A spate of biographies attempted to provide a more human view of Mary, considering her pain when she and her mother were sent away from Court, when she was forced to accept her own illegitimacy and the sinfulness of her parents’ “non-marriage” as demanded by her own father, and how she struggled to practice her faith and attend Mass during her half-brother Edward VI’s reign.
Even as these biographies humanize her, emphasizing for example her love and longing for children, her generosity and concern for her people, they cannot erase the specter of almost 300 men and women burned alive at the stake. And neither can I.

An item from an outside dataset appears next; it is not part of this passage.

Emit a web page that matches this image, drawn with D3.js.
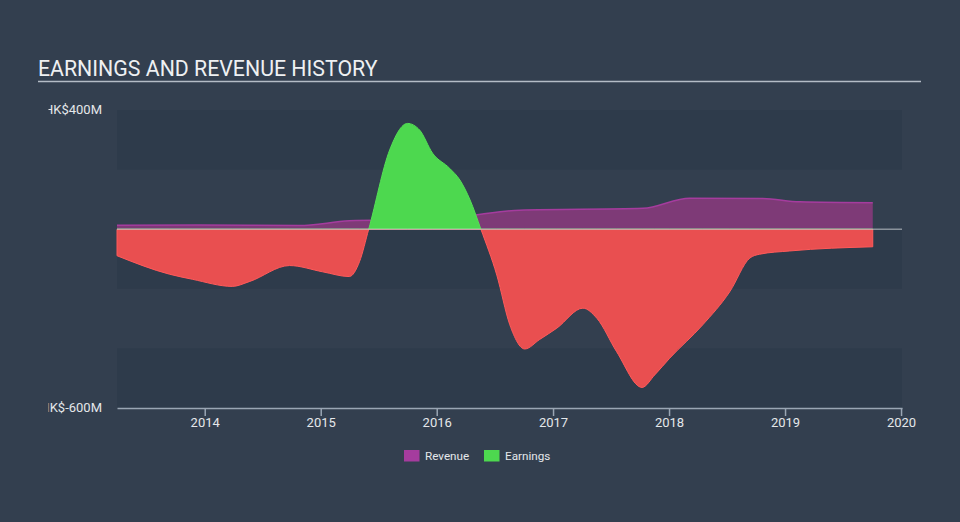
<!DOCTYPE html>
<html><head><meta charset="utf-8">
<script src="https://cdn.jsdelivr.net/npm/d3@7"></script>
<style>
html,body{margin:0;padding:0;background:#333f4f;}
svg{display:block;font-family:Roboto,"Open Sans",sans-serif;}
</style></head>
<body>
<svg id="chart" width="960" height="522"></svg>
<script>
const title = "EARNINGS AND REVENUE HISTORY";
const yTickValues = [400, -600];
const yTickLabels = ["HK$400M", "HK$-600M"];
const xTickYears = ["2014","2015","2016","2017","2018","2019","2020"];
const seriesNames = ["Revenue", "Earnings"];

const revenueDates = ["2013-03-31","2013-12-15","2014-10-26","2015-04-01","2015-11-08","2016-04-15","2016-05-19","2016-09-18","2017-10-11","2018-03-07","2018-10-23","2019-02-16","2019-10-04"];
const revenueValues = [13,14,12,28,33,45,50,64,70,104,103,92,89];

const earningsDates = ["2013-03-31","2013-09-12","2013-11-23","2014-03-29","2014-05-21","2014-09-25","2015-01-07","2015-04-01","2015-05-03","2015-06-01","2015-08-06","2015-10-01","2015-11-08","2015-12-19","2016-02-11","2016-03-14","2016-04-15","2016-05-19","2016-07-08","2016-08-18","2016-10-04","2016-11-20","2017-01-13","2017-04-05","2017-05-19","2017-07-20","2017-10-08","2017-11-17","2018-01-03","2018-04-17","2018-07-11","2018-09-12","2018-10-13","2019-01-16","2019-10-04"];
const earningsValues = [-89,-151,-168,-192,-176,-122,-143,-159,-109,0,266,355,333,255,204,165,98,0,-154,-321,-402,-370,-332,-265,-299,-411,-531,-489,-433,-321,-210,-97,-84,-73,-59];

(function () {
const svg = d3.select("#chart");
const W = 960, H = 522;
const pL = 117, pR = 902, pT = 110, pB = 408;
const parse = d3.timeParse("%Y-%m-%d");

const x = d3.scaleTime().domain([parse("2013-03-31"), parse("2020-01-04")]).range([pL, pR]);
const y = d3.scaleLinear().domain([-600, 400]).range([pB, pT]);

// bands
const bandEdges = [400, 200, 0, -200, -400, -600];
for (let i = 0; i < bandEdges.length - 1; i += 2) {
  svg.append("rect").attr("x", pL).attr("width", pR - pL)
    .attr("y", y(bandEdges[i])).attr("height", y(bandEdges[i+1]) - y(bandEdges[i]))
    .attr("fill", "#2e3b4b");
}

// title
svg.append("text").attr("x", 38).attr("y", 75.5).attr("fill", "#eef0f2")
  .attr("font-size", 21.3).text(title);
svg.append("line").attr("x1", 38).attr("x2", 921).attr("y1", 81.5).attr("y2", 81.5)
  .attr("stroke", "#b4bcc6").attr("stroke-width", 1.5);

// y labels (clipped at left)
svg.append("clipPath").attr("id", "yclip").append("rect")
  .attr("x", 48.5).attr("y", 90).attr("width", 70).attr("height", 340);
const yg = svg.append("g").attr("clip-path", "url(#yclip)");
yTickValues.forEach((v, i) => {
  yg.append("text").attr("x", 102).attr("y", y(v)).attr("dy", "0.33em")
    .attr("text-anchor", "end").attr("font-size", 13).attr("fill", "#e4e7ea")
    .text(yTickLabels[i]);
});

const rev = revenueDates.map((d, i) => ({date: parse(d), v: revenueValues[i]}));
const earn = earningsDates.map((d, i) => ({date: parse(d), v: earningsValues[i]}));

const revArea = d3.area().x(d => x(d.date)).y0(y(0)).y1(d => y(d.v)).curve(d3.curveMonotoneX);
const revLine = d3.line().x(d => x(d.date)).y(d => y(d.v)).curve(d3.curveMonotoneX);
svg.append("path").datum(rev).attr("d", revArea).attr("fill", "#7e3a77");
svg.append("path").datum(rev).attr("d", revLine).attr("fill", "none")
  .attr("stroke", "#a53c9e").attr("stroke-width", 1.5);

// earnings clipped by sign
svg.append("clipPath").attr("id", "pos").append("rect")
  .attr("x", 0).attr("y", 0).attr("width", W).attr("height", y(0));
svg.append("clipPath").attr("id", "neg").append("rect")
  .attr("x", 0).attr("y", y(0)).attr("width", W).attr("height", H - y(0));
const earnArea = d3.area().x(d => x(d.date)).y0(y(0)).y1(d => y(d.v)).curve(d3.curveMonotoneX);
svg.append("path").datum(earn).attr("d", earnArea).attr("fill", "#4dd84f")
  .attr("stroke", "#55e055").attr("stroke-width", 1).attr("clip-path", "url(#pos)");
svg.append("path").datum(earn).attr("d", earnArea).attr("fill", "#e94f50")
  .attr("stroke", "#ff5a5a").attr("stroke-width", 1).attr("clip-path", "url(#neg)");

// zero line
svg.append("line").attr("x1", pL).attr("x2", pR).attr("y1", y(0)).attr("y2", y(0))
  .attr("stroke", "#d6dadf").attr("stroke-opacity", 0.55).attr("stroke-width", 1.5);

// x axis
const xAxis = d3.axisBottom(x)
  .tickValues(xTickYears.map(s => parse(s + "-01-01")))
  .tickFormat(d3.timeFormat("%Y")).tickSize(8).tickSizeOuter(0);
const xg = svg.append("g").attr("transform", `translate(0,${pB})`).call(xAxis);
xg.select(".domain").attr("stroke", "#9aa6b4").attr("stroke-width", 1.5);
xg.selectAll(".tick line").attr("stroke", "#9aa6b4").attr("stroke-width", 1.5);
xg.selectAll(".tick text").attr("fill", "#e4e7ea").attr("font-size", 13)
  .attr("font-family", "Roboto, sans-serif").attr("dy", "0").attr("y", 18.5);

// legend
const legendColors = ["#a53c9e", "#4dd84f"];
const legendX = [404, 484];
seriesNames.forEach((n, i) => {
  svg.append("rect").attr("x", legendX[i]).attr("y", 450).attr("width", 15.5).attr("height", 11.5)
    .attr("fill", legendColors[i]);
  svg.append("text").attr("x", legendX[i] + 21).attr("y", 460)
    .attr("font-size", 11.7).attr("fill", "#e4e7ea").text(n);
});
})();
</script>
</body></html>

While Eamon Duffy pointed out that the heresy trials and executions were successful, in a way, because many Protestants simply left England for exile on the Continent, it’s hard to accept that explanation. It seems dangerous to develop an evolving sense of morality, justifying execution for religious belief in the past because nearly everyone else in Europe was doing it at the time. Perhaps the most we can say is that we can’t condemn Mary I for her government’s actions; only God may judge her guilt.
As I study and write about the history of the Catholic Church, I often think that it is one of the great graces of being a Catholic. There is much to be proud of in Church history: the great saints; the intellectual, scientific, and educational achievements; the magnificent art and architecture. As Pope Benedict XVI is often quoted: “Art and the saints are the greatest apologetics for our faith.” And while there are actions and events that we regret and repent of, we are consoled by the fact that Jesus still leads His Church when her members sin; He offers forgiveness and He even brings good out of our errors.